Whose to say the tag remaining is never desired? As I said - if you don't want a tag, don't use a strong tag. I think that's quite explicit as to the behaviour you want, and if you want different behaviour you can be explicit about that as well.

Y-Less avatar Apr 08 '18 23:04 Y-Less

I just checked, and using an int where a weak tag is expected is still a mismatch - it's only the other way around that's allowed.

Y-Less avatar Apr 08 '18 23:04 Y-Less

Whose to say the tag remaining is never desired?

Ok, fair. I can't be sure it is never desired. I just can't even begin to imagine where chainig offsets in such a way could be even remoetly usefull. What would you ever gain by somethin like test[E_WTF + E_WTF]? On the other hand, doing test[E_WTF+2] is demonstrably usefull in relatively common practical usecases. That is what I was tring to say.

samphunter avatar Apr 09 '18 06:04 samphunter

I thought I learned about the (x[a])[b] syntax very recently when reviewing some of the code for @Misiur (as in, shortly before the first post here recently). Turns out, I was wrong:

http://forum.sa-mp.com/showpost.php?p=1633287&postcount=12

I just forgot again - I wish I hadn't, there are some interesting uses for this.

Y-Less avatar Apr 10 '18 14:04 Y-Less

No, all enum constants are globally scoped.

Y-Less avatar Nov 23 '20 11:11 Y-Less

I thought that had been fixed in the latest version, but apparently not. Thanks.

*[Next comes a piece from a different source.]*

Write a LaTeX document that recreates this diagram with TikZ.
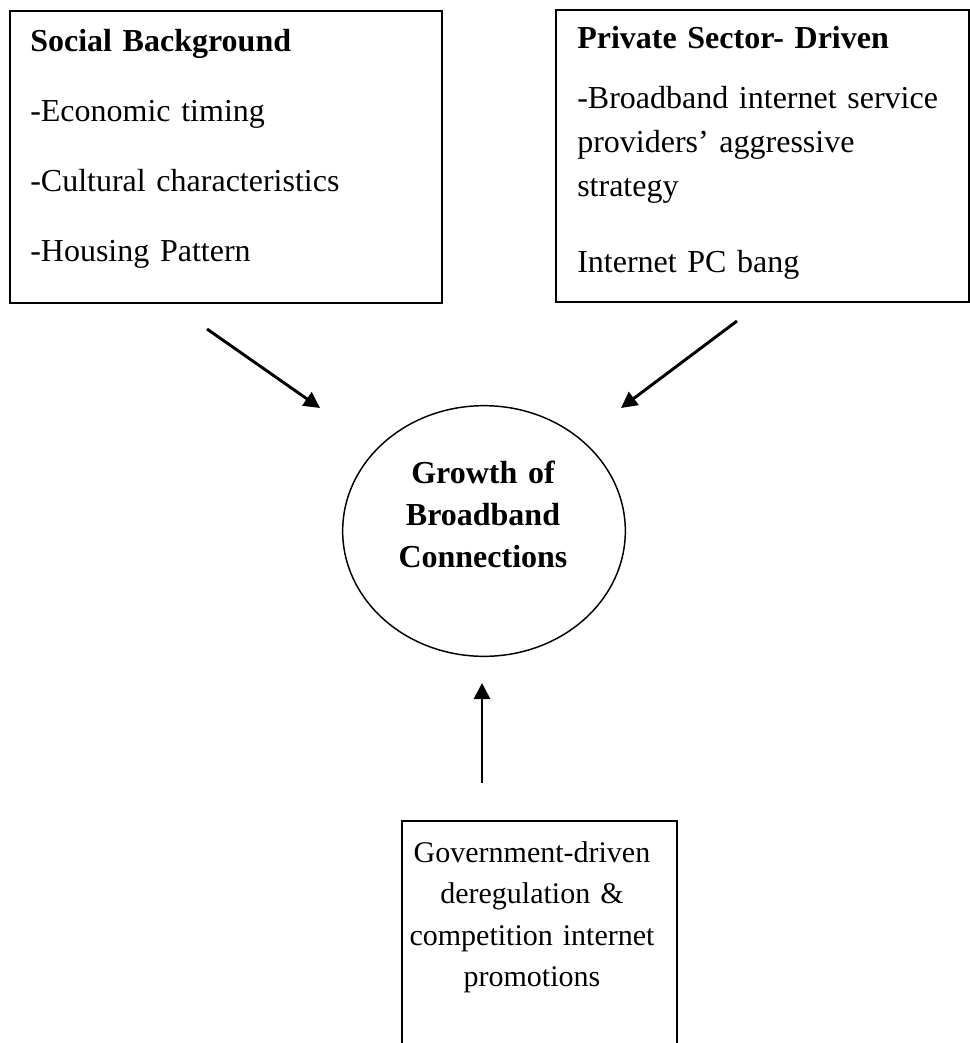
\documentclass[tikz,border=0pt]{standalone}
\usepackage{fontspec}
\setmainfont{Liberation Serif}
\usetikzlibrary{shapes.geometric, arrows.meta, fit}

\begin{document}
\begin{tikzpicture}[
    x=0.75pt, y=-0.75pt,
    every node/.style={font=\fontsize{24}{33}\selectfont, inner sep=0pt},
    panel/.style={rectangle, draw, line width=1.5pt},
    hub/.style={ellipse, draw, line width=1.1pt, minimum width=212pt, minimum height=188pt},
    listtext/.style={anchor=base west, align=left, text width=300pt},
    midtext/.style={anchor=base, align=center, text width=210pt},
    arrow/.style={-{Triangle[length=12pt, width=12pt]}, line width=2.2pt}
]
\useasboundingbox (0,0) rectangle (970,1043);

\node[panel, fit={(9.5,11) (442,303)}] (social) {};
\node[listtext] (socialtext) at (30,51) {\textbf{Social Background}\\[19.5pt]
    -Economic timing\\[19.5pt]
    -Cultural characteristics\\[19.5pt]
    -Housing Pattern};

\node[panel, fit={(556,10) (969,302)}] (private) {};
\node[listtext] (privatetext) at (577,48) {\textbf{Private Sector- Driven}\\[12pt]
    -Broadband internet service\\
    providers’ aggressive\\
    strategy\\[24pt]
    Internet PC bang};

\node[hub] (growth) at (484,531) {};
\node[midtext, font=\fontsize{24}{31.5}\selectfont\bfseries] (growthtext) at (483,483) {Growth of\\ Broadband\\ Connections};

\node[panel, fit={(402,821) (677,1080)}] (gov) {};
\node[midtext, font=\fontsize{22.5}{31.2}\selectfont] (govtext) at (532,862) {Government-driven\\ deregulation \&\\ competition internet\\ promotions};

\coordinate (socialfoot) at (207,329);
\coordinate (privatefoot) at (737,321);
\coordinate (govtop) at (482,783);
\coordinate (growthnw) at (320,408);
\coordinate (growthne) at (621,408);
\coordinate (growthbelow) at (482,683);

\draw[arrow] (socialfoot) -- (growthnw);
\draw[arrow] (privatefoot) -- (growthne);
\draw[arrow] (govtop) -- (growthbelow);
\end{tikzpicture}
\end{document}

Y-Less avatar Nov 23 '20 12:11 Y-Less

Could you explain little bit about why only unnamed tag definition appears error (i mean i guess there's shouldn't be any error, no? Coz each enum have own fields, and one of them is global, which doesn't redefine any of them due they are named)??

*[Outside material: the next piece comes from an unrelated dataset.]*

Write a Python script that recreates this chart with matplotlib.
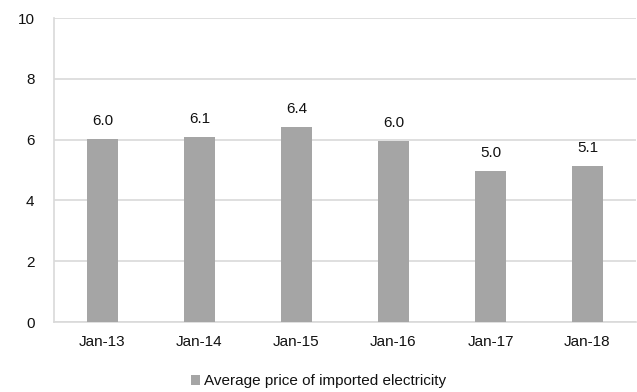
import matplotlib
matplotlib.use("Agg")
import matplotlib.pyplot as plt
import numpy as np

plt.rcParams['font.family'] = ['Liberation Sans', 'DejaVu Sans']

months = ['Jan-13', 'Jan-14', 'Jan-15', 'Jan-16', 'Jan-17', 'Jan-18']
price = [6.02, 6.08, 6.42, 5.96, 4.97, 5.14]
price_labels = ['6.0', '6.1', '6.4', '6.0', '5.0', '5.1']

fig = plt.figure(figsize=(6.37, 3.92), dpi=100)
ax = fig.add_axes([54/637, 1 - 322/392, 582/637, 304/392])

x = np.arange(len(months))
bars = ax.bar(x, price, width=0.32, color='#a5a5a5', zorder=3,
              label='Average price of imported electricity')
for b, lab in zip(bars, price_labels):
    ax.annotate(lab, (b.get_x() + b.get_width() / 2, b.get_height()),
                xytext=(0, 8), textcoords='offset points',
                ha='center', va='bottom', fontsize=11, color='#111111')

ax.set_xlim(-0.5, len(months) - 0.5)
ax.set_ylim(0, 10)
ax.set_yticks([0, 2, 4, 6, 8, 10])
ax.set_xticks(x)
ax.set_xticklabels(months)
ax.yaxis.grid(True, color='#d9d9d9', linewidth=1.2, zorder=0)
for s in ['top', 'right']:
    ax.spines[s].set_visible(False)
ax.spines['left'].set_color('#d9d9d9')
ax.spines['bottom'].set_color('#d9d9d9')
ax.spines['left'].set_linewidth(1.2)
ax.spines['bottom'].set_linewidth(1.2)
ax.tick_params(length=0, labelsize=11, colors='#111111')
ax.tick_params(axis='x', pad=9)
ax.tick_params(axis='y', pad=14)

fig.legend(loc='lower center', bbox_to_anchor=(0.5, -0.025), frameon=False,
           fontsize=11, handlelength=0.6, handleheight=0.6, handletextpad=0.3,
           labelcolor='#111111')

fig.savefig('out.png', dpi=100)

Named enumerations are a special case, they are allowed to have constants with same names; unnamed enums aren't.

Daniel-Cortez avatar Nov 23 '20 12:11 Daniel-Cortez

I hate squash and merge. Merge commits are a single commit that shows you were a feature was added, like a squash commit, but with the development history maintained in the merged branch. Just treat the merge commit as a squash commit and its basically the same. Maybe the merge commits themselves could have a better description though.

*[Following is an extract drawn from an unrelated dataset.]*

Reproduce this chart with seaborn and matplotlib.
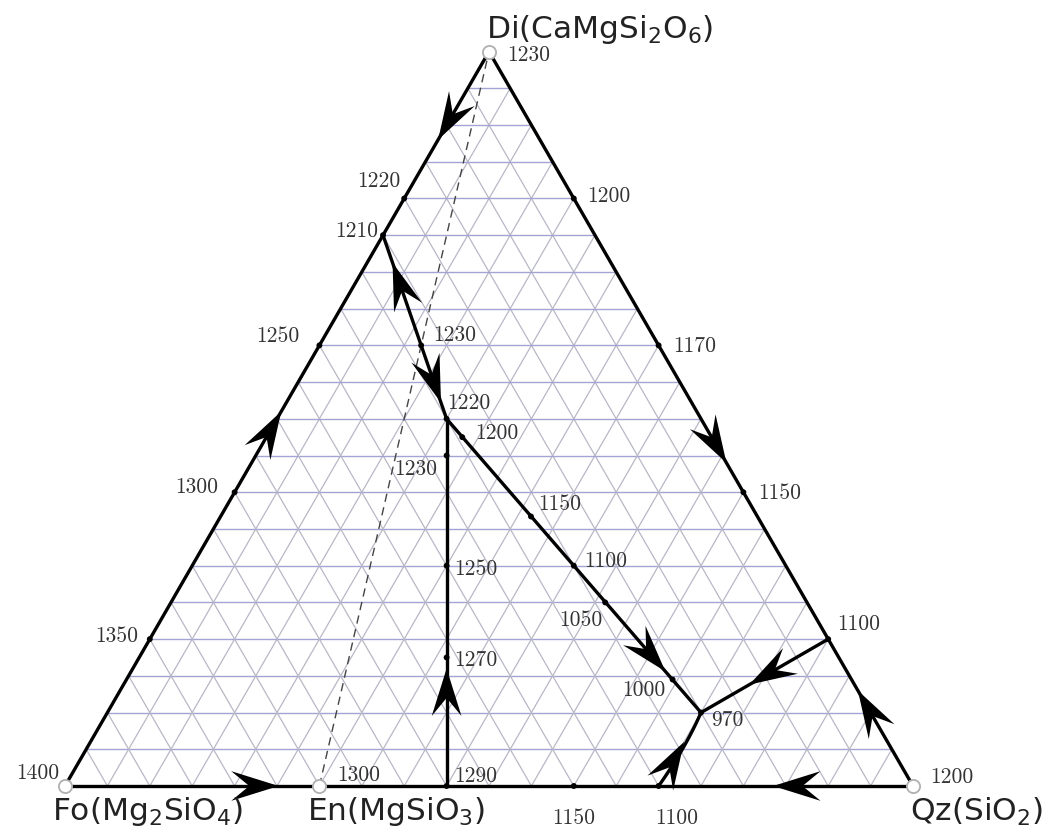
import numpy as np
import matplotlib
matplotlib.use("Agg")
import matplotlib.pyplot as plt
import seaborn as sns

# ternary coordinates: q = share towards Qz along the base, d = share of Di
vertex_names = ['Fo(Mg$_2$SiO$_4$)', 'En(MgSiO$_3$)', 'Qz(SiO$_2$)', 'Di(CaMgSi$_2$O$_6$)']
vertex_q = [0.0, 0.3, 1.0, 0.0]
vertex_d = [0.0, 0.0, 0.0, 1.0]
vertex_T = [1400, 1300, 1200, 1230]

# temperatures marked along the Fo-Di side
left_d = [0.2, 0.4, 0.6, 0.75, 0.8]
left_T = [1350, 1300, 1250, 1210, 1220]
# along the Di-Qz side
right_d = [0.8, 0.6, 0.4, 0.2]
right_T = [1200, 1170, 1150, 1100]
# along the Fo-Qz side
base_q = [0.45, 0.6, 0.7]
base_T = [1290, 1150, 1100]
# inside the triangle
inner_q = [0.12, 0.2, 0.225, 0.3, 0.3625, 0.231, 0.366, 0.45, 0.512, 0.644, 0.7]
inner_d = [0.6, 0.5, 0.45, 0.3, 0.175, 0.475, 0.367, 0.3, 0.25, 0.145, 0.1]
inner_T = [1230, 1220, 1230, 1250, 1270, 1200, 1150, 1100, 1050, 1000, 970]

# boundary curves (q, d) between invariant points
curve_max_q = [0.0, 0.12, 0.2]            # 1210 -> 1230 max -> 1220
curve_max_d = [0.75, 0.6, 0.5]
curve_vert_q = [0.45, 0.2]                # 1290 -> 1220
curve_vert_d = [0.0, 0.5]
curve_diag_q = [0.2, 0.7]                 # 1220 -> 970
curve_diag_d = [0.5, 0.1]
curve_right_q = [0.8, 0.7]                # 1100 (Di-Qz) -> 970
curve_right_d = [0.2, 0.1]
curve_base_q = [0.7, 0.703, 0.7]          # 1100 (Fo-Qz) -> 970
curve_base_d = [0.0, 0.05, 0.1]

# arrows: start (q, d), end (q, d), fraction along the segment for the tip
arrow_from_q = [0.0, 0.0, 0.0, 1.0, 0.0, 1.0, 0.45, 0.12, 0.12, 0.2, 0.8, 0.7]
arrow_from_d = [1.0, 0.0, 1.0, 0.0, 0.0, 0.0, 0.0, 0.6, 0.6, 0.5, 0.2, 0.0]
arrow_to_q = [0.0, 0.0, 0.8, 0.8, 0.45, 0.7, 0.2, 0.0, 0.2, 0.7, 0.7, 0.7]
arrow_to_d = [0.75, 0.75, 0.2, 0.2, 0.0, 0.0, 0.5, 0.75, 0.5, 0.1, 0.1, 0.1]
arrow_frac = [0.48, 0.68, 0.7, 0.65, 0.56, 0.55, 0.32, 0.75, 0.78, 0.86, 0.62, 0.6]

H = np.sqrt(3) / 2


def xy(q, d):
    q = np.asarray(q, dtype=float)
    d = np.asarray(d, dtype=float)
    return q + d / 2, d * H


def stealth(ax, tip, direction, length=0.056, width=0.035):
    u = direction / np.hypot(*direction)
    p = np.array([-u[1], u[0]])
    back = tip - length * u
    pts = np.array([tip, back + width / 2 * p, tip - 0.62 * length * u,
                    back - width / 2 * p])
    ax.fill(pts[:, 0], pts[:, 1], color='black', zorder=6, lw=0)


sns.set_style('white')
fig = plt.figure(figsize=(10.47, 8.37), dpi=100)
ax = fig.add_axes([0, 0, 1, 1])
ax.set_xlim(-65 / 848, (1047 - 65) / 848)
ax.set_ylim(-50 / 848, (837 - 50) / 848)
ax.axis('off')

# grid, 5 % steps
steps = np.arange(1, 20) / 20
for s in steps:
    x, y = xy([0, 1 - s], [s, s])
    ax.plot(x, y, color='#a4a4d4', lw=1.0, zorder=1)
    x, y = xy([s, s], [0, 1 - s])
    ax.plot(x, y, color='#b8b8c6', lw=0.9, zorder=1)
    x, y = xy([0, 1 - s], [1 - s, 0])
    ax.plot(x, y, color='#b8b8c6', lw=0.9, zorder=1)

# Di-En join
x, y = xy([vertex_q[1], vertex_q[3]], [vertex_d[1], vertex_d[3]])
ax.plot(x, y, color='#444444', lw=1.0, ls=(0, (6, 4)), zorder=2)

# triangle sides and boundary curves
lines = [([0, 1], [0, 0]), ([0, 0], [0, 1]), ([0, 1], [1, 0]),
         (curve_max_q, curve_max_d), (curve_vert_q, curve_vert_d),
         (curve_diag_q, curve_diag_d), (curve_right_q, curve_right_d),
         (curve_base_q, curve_base_d)]
for lq, ld in lines:
    x, y = xy(lq, ld)
    if len(lq) > 2:
        t = np.linspace(0, 1, 40)
        cx = (1 - t) ** 2 * x[0] + 2 * t * (1 - t) * (2 * x[1] - (x[0] + x[2]) / 2) + t ** 2 * x[2]
        cy = (1 - t) ** 2 * y[0] + 2 * t * (1 - t) * (2 * y[1] - (y[0] + y[2]) / 2) + t ** 2 * y[2]
        x, y = cx, cy
    sns.lineplot(x=x, y=y, sort=False, estimator=None, color='black', lw=2.4,
                 ax=ax, zorder=4)

# arrows
for fq, fd, tq, td, fr in zip(arrow_from_q, arrow_from_d, arrow_to_q, arrow_to_d, arrow_frac):
    x0, y0 = xy(fq, fd)
    x1, y1 = xy(tq, td)
    tip = np.array([x0 + fr * (x1 - x0), y0 + fr * (y1 - y0)])
    stealth(ax, tip, np.array([x1 - x0, y1 - y0]))

# points
all_q = list(np.zeros(len(left_d))) + [1 - d for d in right_d] + base_q + inner_q
all_d = left_d + right_d + list(np.zeros(len(base_q))) + inner_d
x, y = xy(all_q, all_d)
sns.scatterplot(x=x, y=y, color='black', s=18, edgecolor='none', ax=ax, zorder=7)
x, y = xy(vertex_q, vertex_d)
sns.scatterplot(x=x, y=y, color='white', s=90, edgecolor='#b0b0b0', linewidth=1.3,
                ax=ax, zorder=8)

# temperature labels: offsets in pixels and alignment
tfont = dict(family='cmr10', size=15.5, color='#333333')
all_T = left_T + right_T + base_T + inner_T
offsets = [(-12, 4, 'right'), (-16, 6, 'right'), (-20, 10, 'right'), (-5, 5, 'right'),
           (-4, 18, 'right'),
           (13, 3, 'left'), (15, 0, 'left'), (15, 0, 'left'), (9, 16, 'left'),
           (8, 11, 'left'), (0, -31, 'center'), (18, -31, 'center'),
           (12, 11, 'left'), (1, 17, 'left'), (-9, -13, 'right'), (8, -3, 'left'),
           (8, -2, 'left'), (13, 5, 'left'), (7, 13, 'left'), (10, 5, 'left'),
           (-3, -17, 'right'), (-7, -10, 'right'), (10, -7, 'left')]
x, y = xy(all_q, all_d)
for xi, yi, T, (dx, dy, ha) in zip(x, y, all_T, offsets):
    ax.annotate(str(T), (xi, yi), xytext=(dx * 0.72, dy * 0.72), textcoords='offset points',
                ha=ha, va='center', zorder=9, **tfont)

vx, vy = xy(vertex_q, vertex_d)
v_offsets = [(-6, 14, 'right'), (18, 12, 'left'), (17, 10, 'left'), (18, -3, 'left')]
for xi, yi, T, (dx, dy, ha) in zip(vx, vy, vertex_T, v_offsets):
    ax.annotate(str(T), (xi, yi), xytext=(dx * 0.72, dy * 0.72), textcoords='offset points',
                ha=ha, va='center', zorder=9, **tfont)

# component names
n_offsets = [(-13, -25), (-12, -25), (-3, -25), (-3, 23)]
for xi, yi, name, (dx, dy) in zip(vx, vy, vertex_names, n_offsets):
    ax.annotate(name, (xi, yi), xytext=(dx * 0.72, dy * 0.72), textcoords='offset points',
                ha='left', va='center', fontsize=22.5, family='DejaVu Sans', color='#222222',
                zorder=9)

fig.savefig('out.png', dpi=100)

Y-Less avatar Nov 23 '20 23:11 Y-Less

They're not variables, no, they're constants (so much so that Pawn 4 renamed enum to const). This:

enum ENUM
{
    A,
    B,
}

Is equivalent to:

const ENUM:A = 0;
const ENUM:B = 1;

Thus this:

enum ENUM_1
{
    A,
    B,
}

enum ENUM_2
{
    A = 2,
    B,
}

Is equivalent to:

const ENUM_1:A = 0;
const ENUM_1:B = 1;

const ENUM_2:A = 2;
const ENUM_2:B = 3;

What's the tag and value of A? As it happens, this is handled specially but is currently the only example of tag-specific symbol lookup; there are a few other issues where we're discussing other instances of tag-specific lookups however. As for which is correct, here is another circumstance to consider:

enum a
{
	first_elem,
	second_elem
}

enum
{
	Tagged:first_elem = 2,
	second_elem
}

main()
{
	new Tagged:c[10];
	c[1] = first_elem;
	return 0;
}

That's an ambiguous symbol error if anonymous enums follow enum name resolution. The only way to resolve that would be with the _: tag::

enum a
{
	first_elem,
	second_elem
}

enum
{
	Tagged:first_elem = 2,
	second_elem
}

main()
{
	new Tagged:c[10];
	c[1] = _:first_elem;
	return 0;
}

Now you've got a tag warning, unless you add a second tag-override to it:

enum a
{
	first_elem = 0,
	second_elem = 1
}

enum b
{
	Tagged:first_elem = 0,
	second_elem = 1
}

main()
{
	new Tagged:c[10];
	c[1] = Tagged:a:first_elem;
	return 0;
}

But then you're likely to miss the bug added to the second one, How do you add a tag override to resolve the ambiguous constant when there is no tag to add? There was another recent PR (#521) which actually further separated the uses of named and anonymous enums, making the latter even more just syntactic sugar for declaring global constants, and I think they should stay separate (there are even more questions if the globals/enums scopes are entirely separated).

Y-Less avatar Nov 23 '20 23:11 Y-Less